__WORK TO BE COMPLETED__: Can you write out all the lines word for word, with no pictures?

__STORED DATA__:
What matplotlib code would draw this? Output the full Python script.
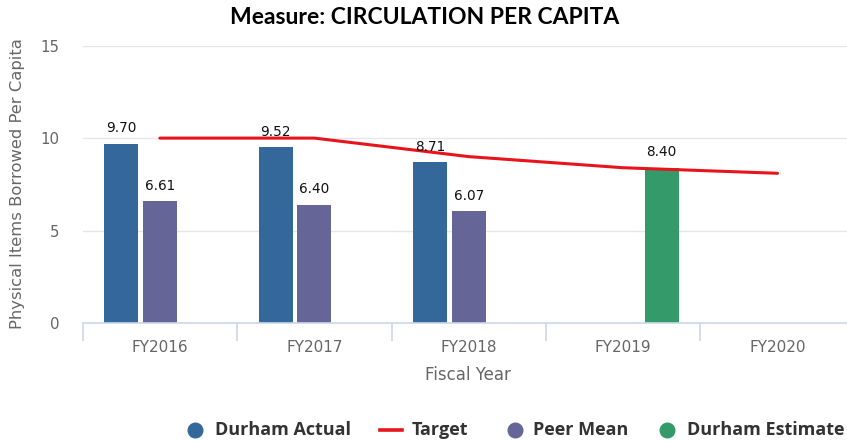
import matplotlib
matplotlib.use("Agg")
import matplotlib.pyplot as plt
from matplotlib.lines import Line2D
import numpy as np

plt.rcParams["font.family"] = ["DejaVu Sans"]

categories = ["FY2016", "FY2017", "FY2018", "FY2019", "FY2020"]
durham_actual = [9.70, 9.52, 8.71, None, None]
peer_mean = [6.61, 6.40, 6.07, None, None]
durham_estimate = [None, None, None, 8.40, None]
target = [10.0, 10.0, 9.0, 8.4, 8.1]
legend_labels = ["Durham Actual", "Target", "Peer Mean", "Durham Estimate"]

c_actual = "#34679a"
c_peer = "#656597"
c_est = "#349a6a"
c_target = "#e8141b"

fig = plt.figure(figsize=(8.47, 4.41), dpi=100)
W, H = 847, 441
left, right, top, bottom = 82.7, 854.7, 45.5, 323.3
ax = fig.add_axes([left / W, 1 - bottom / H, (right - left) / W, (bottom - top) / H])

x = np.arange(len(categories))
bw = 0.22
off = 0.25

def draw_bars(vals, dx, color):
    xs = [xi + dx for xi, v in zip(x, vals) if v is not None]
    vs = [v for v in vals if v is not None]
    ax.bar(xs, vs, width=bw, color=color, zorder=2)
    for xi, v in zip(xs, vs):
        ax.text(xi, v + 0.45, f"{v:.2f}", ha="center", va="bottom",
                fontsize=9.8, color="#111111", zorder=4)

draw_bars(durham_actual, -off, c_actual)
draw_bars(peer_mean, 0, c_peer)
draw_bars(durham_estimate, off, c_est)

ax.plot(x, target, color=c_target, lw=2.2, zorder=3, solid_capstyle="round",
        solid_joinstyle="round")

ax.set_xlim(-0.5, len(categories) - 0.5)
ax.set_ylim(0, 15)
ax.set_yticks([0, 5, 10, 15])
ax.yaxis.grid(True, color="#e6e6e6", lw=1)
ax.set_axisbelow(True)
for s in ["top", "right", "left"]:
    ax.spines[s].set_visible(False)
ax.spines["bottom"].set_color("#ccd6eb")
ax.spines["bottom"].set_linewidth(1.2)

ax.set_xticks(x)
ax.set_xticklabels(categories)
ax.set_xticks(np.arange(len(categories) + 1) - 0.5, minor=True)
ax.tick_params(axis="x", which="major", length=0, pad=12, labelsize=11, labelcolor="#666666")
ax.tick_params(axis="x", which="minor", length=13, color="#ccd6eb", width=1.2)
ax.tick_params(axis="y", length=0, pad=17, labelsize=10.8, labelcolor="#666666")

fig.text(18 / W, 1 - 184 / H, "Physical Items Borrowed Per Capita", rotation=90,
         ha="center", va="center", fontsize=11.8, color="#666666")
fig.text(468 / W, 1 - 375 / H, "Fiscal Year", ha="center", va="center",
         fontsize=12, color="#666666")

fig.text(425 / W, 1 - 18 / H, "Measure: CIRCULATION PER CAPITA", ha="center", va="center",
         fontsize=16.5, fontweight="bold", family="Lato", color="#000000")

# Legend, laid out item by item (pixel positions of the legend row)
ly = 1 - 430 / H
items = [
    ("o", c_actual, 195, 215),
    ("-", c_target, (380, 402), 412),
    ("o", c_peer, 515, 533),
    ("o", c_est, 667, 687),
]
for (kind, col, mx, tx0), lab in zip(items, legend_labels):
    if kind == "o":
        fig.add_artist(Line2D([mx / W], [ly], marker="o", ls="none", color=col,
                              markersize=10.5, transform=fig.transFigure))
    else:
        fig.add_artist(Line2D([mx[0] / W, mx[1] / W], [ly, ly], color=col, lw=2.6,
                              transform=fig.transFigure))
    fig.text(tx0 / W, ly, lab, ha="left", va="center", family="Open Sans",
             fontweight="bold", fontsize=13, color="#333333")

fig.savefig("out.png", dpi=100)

__WRITTEN RESPONSE__:
What matplotlib code would draw this? Output the full Python script.
import matplotlib
matplotlib.use("Agg")
import matplotlib.pyplot as plt
from matplotlib.lines import Line2D
import numpy as np

plt.rcParams["font.family"] = ["DejaVu Sans"]

categories = ["FY2016", "FY2017", "FY2018", "FY2019", "FY2020"]
durham_actual = [9.70, 9.52, 8.71, None, None]
peer_mean = [6.61, 6.40, 6.07, None, None]
durham_estimate = [None, None, None, 8.40, None]
target = [10.0, 10.0, 9.0, 8.4, 8.1]
legend_labels = ["Durham Actual", "Target", "Peer Mean", "Durham Estimate"]

c_actual = "#34679a"
c_peer = "#656597"
c_est = "#349a6a"
c_target = "#e8141b"

fig = plt.figure(figsize=(8.47, 4.41), dpi=100)
W, H = 847, 441
left, right, top, bottom = 82.7, 854.7, 45.5, 323.3
ax = fig.add_axes([left / W, 1 - bottom / H, (right - left) / W, (bottom - top) / H])

x = np.arange(len(categories))
bw = 0.22
off = 0.25

def draw_bars(vals, dx, color):
    xs = [xi + dx for xi, v in zip(x, vals) if v is not None]
    vs = [v for v in vals if v is not None]
    ax.bar(xs, vs, width=bw, color=color, zorder=2)
    for xi, v in zip(xs, vs):
        ax.text(xi, v + 0.45, f"{v:.2f}", ha="center", va="bottom",
                fontsize=9.8, color="#111111", zorder=4)

draw_bars(durham_actual, -off, c_actual)
draw_bars(peer_mean, 0, c_peer)
draw_bars(durham_estimate, off, c_est)

ax.plot(x, target, color=c_target, lw=2.2, zorder=3, solid_capstyle="round",
        solid_joinstyle="round")

ax.set_xlim(-0.5, len(categories) - 0.5)
ax.set_ylim(0, 15)
ax.set_yticks([0, 5, 10, 15])
ax.yaxis.grid(True, color="#e6e6e6", lw=1)
ax.set_axisbelow(True)
for s in ["top", "right", "left"]:
    ax.spines[s].set_visible(False)
ax.spines["bottom"].set_color("#ccd6eb")
ax.spines["bottom"].set_linewidth(1.2)

ax.set_xticks(x)
ax.set_xticklabels(categories)
ax.set_xticks(np.arange(len(categories) + 1) - 0.5, minor=True)
ax.tick_params(axis="x", which="major", length=0, pad=12, labelsize=11, labelcolor="#666666")
ax.tick_params(axis="x", which="minor", length=13, color="#ccd6eb", width=1.2)
ax.tick_params(axis="y", length=0, pad=17, labelsize=10.8, labelcolor="#666666")

fig.text(18 / W, 1 - 184 / H, "Physical Items Borrowed Per Capita", rotation=90,
         ha="center", va="center", fontsize=11.8, color="#666666")
fig.text(468 / W, 1 - 375 / H, "Fiscal Year", ha="center", va="center",
         fontsize=12, color="#666666")

fig.text(425 / W, 1 - 18 / H, "Measure: CIRCULATION PER CAPITA", ha="center", va="center",
         fontsize=16.5, fontweight="bold", family="Lato", color="#000000")

# Legend, laid out item by item (pixel positions of the legend row)
ly = 1 - 430 / H
items = [
    ("o", c_actual, 195, 215),
    ("-", c_target, (380, 402), 412),
    ("o", c_peer, 515, 533),
    ("o", c_est, 667, 687),
]
for (kind, col, mx, tx0), lab in zip(items, legend_labels):
    if kind == "o":
        fig.add_artist(Line2D([mx / W], [ly], marker="o", ls="none", color=col,
                              markersize=10.5, transform=fig.transFigure))
    else:
        fig.add_artist(Line2D([mx[0] / W, mx[1] / W], [ly, ly], color=col, lw=2.6,
                              transform=fig.transFigure))
    fig.text(tx0 / W, ly, lab, ha="left", va="center", family="Open Sans",
             fontweight="bold", fontsize=13, color="#333333")

fig.savefig("out.png", dpi=100)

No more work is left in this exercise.